— begin —

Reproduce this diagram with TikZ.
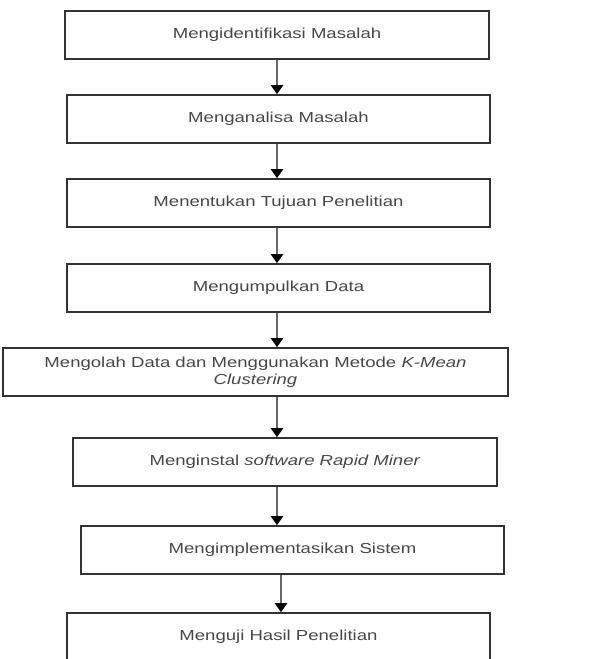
\documentclass[tikz,border=0pt]{standalone}
\usepackage{fontspec}
\setmainfont{Liberation Sans}
\usetikzlibrary{arrows.meta}
\newcommand{\wide}[1]{\scalebox{1.28}[1]{#1}}

\begin{document}
\begin{tikzpicture}[x=1pt,y=-1pt,
 stepbox/.style={draw=black!80,line width=1.6pt,inner sep=0pt,minimum height=48pt,
   text=black!72,font=\fontsize{14.5}{17}\selectfont,align=center},
 flow/.style={black!60,line width=2.6pt,-{Triangle[length=9pt,width=12pt,color=black]}}]
 \useasboundingbox (0,0) rectangle (605,659);
 \coordinate (ax) at (277,0);
 \coordinate (ax2) at (281,0);
 \foreach \x/\y/\w/\id/\txt in {
277/35/424/b1/{\wide{Mengidentifikasi Masalah}},
278.5/119/423/b2/{\wide{Menganalisa Masalah}},
278.5/203/423/b3/{\wide{Menentukan Tujuan Penelitian}},
278.5/288/423/b4/{\wide{Mengumpulkan Data}},
255.5/372/505/b5/{\wide{Mengolah Data dan Menggunakan Metode \textit{K-Mean}}\\\wide{\textit{Clustering}}},
285/462/424/b6/{\wide{Menginstal \textit{software Rapid Miner}}},
292.5/550/423/b7/{\wide{Mengimplementasikan Sistem}},
278.5/637/423/b8/{\wide{Menguji Hasil Penelitian}}} {
  \node[stepbox,minimum width=\w pt] (\id) at (\x,\y) {\txt};
 }
 \foreach \a/\b in {b1/b2,b2/b3,b3/b4,b4/b5,b5/b6,b6/b7} {
  \draw[flow] (\a.south -| ax) -- (\b.north -| ax);
 }
 \draw[flow] (b7.south -| ax2) -- (b8.north -| ax2);
\end{tikzpicture}
\end{document}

— end —

▸ Instructions to follow
From the material above, reproduce everything verbatim except the pictures.

▸ Response
Reproduce this diagram with TikZ.
\documentclass[tikz,border=0pt]{standalone}
\usepackage{fontspec}
\setmainfont{Liberation Sans}
\usetikzlibrary{arrows.meta}
\newcommand{\wide}[1]{\scalebox{1.28}[1]{#1}}

\begin{document}
\begin{tikzpicture}[x=1pt,y=-1pt,
 stepbox/.style={draw=black!80,line width=1.6pt,inner sep=0pt,minimum height=48pt,
   text=black!72,font=\fontsize{14.5}{17}\selectfont,align=center},
 flow/.style={black!60,line width=2.6pt,-{Triangle[length=9pt,width=12pt,color=black]}}]
 \useasboundingbox (0,0) rectangle (605,659);
 \coordinate (ax) at (277,0);
 \coordinate (ax2) at (281,0);
 \foreach \x/\y/\w/\id/\txt in {
277/35/424/b1/{\wide{Mengidentifikasi Masalah}},
278.5/119/423/b2/{\wide{Menganalisa Masalah}},
278.5/203/423/b3/{\wide{Menentukan Tujuan Penelitian}},
278.5/288/423/b4/{\wide{Mengumpulkan Data}},
255.5/372/505/b5/{\wide{Mengolah Data dan Menggunakan Metode \textit{K-Mean}}\\\wide{\textit{Clustering}}},
285/462/424/b6/{\wide{Menginstal \textit{software Rapid Miner}}},
292.5/550/423/b7/{\wide{Mengimplementasikan Sistem}},
278.5/637/423/b8/{\wide{Menguji Hasil Penelitian}}} {
  \node[stepbox,minimum width=\w pt] (\id) at (\x,\y) {\txt};
 }
 \foreach \a/\b in {b1/b2,b2/b3,b3/b4,b4/b5,b5/b6,b6/b7} {
  \draw[flow] (\a.south -| ax) -- (\b.north -| ax);
 }
 \draw[flow] (b7.south -| ax2) -- (b8.north -| ax2);
\end{tikzpicture}
\end{document}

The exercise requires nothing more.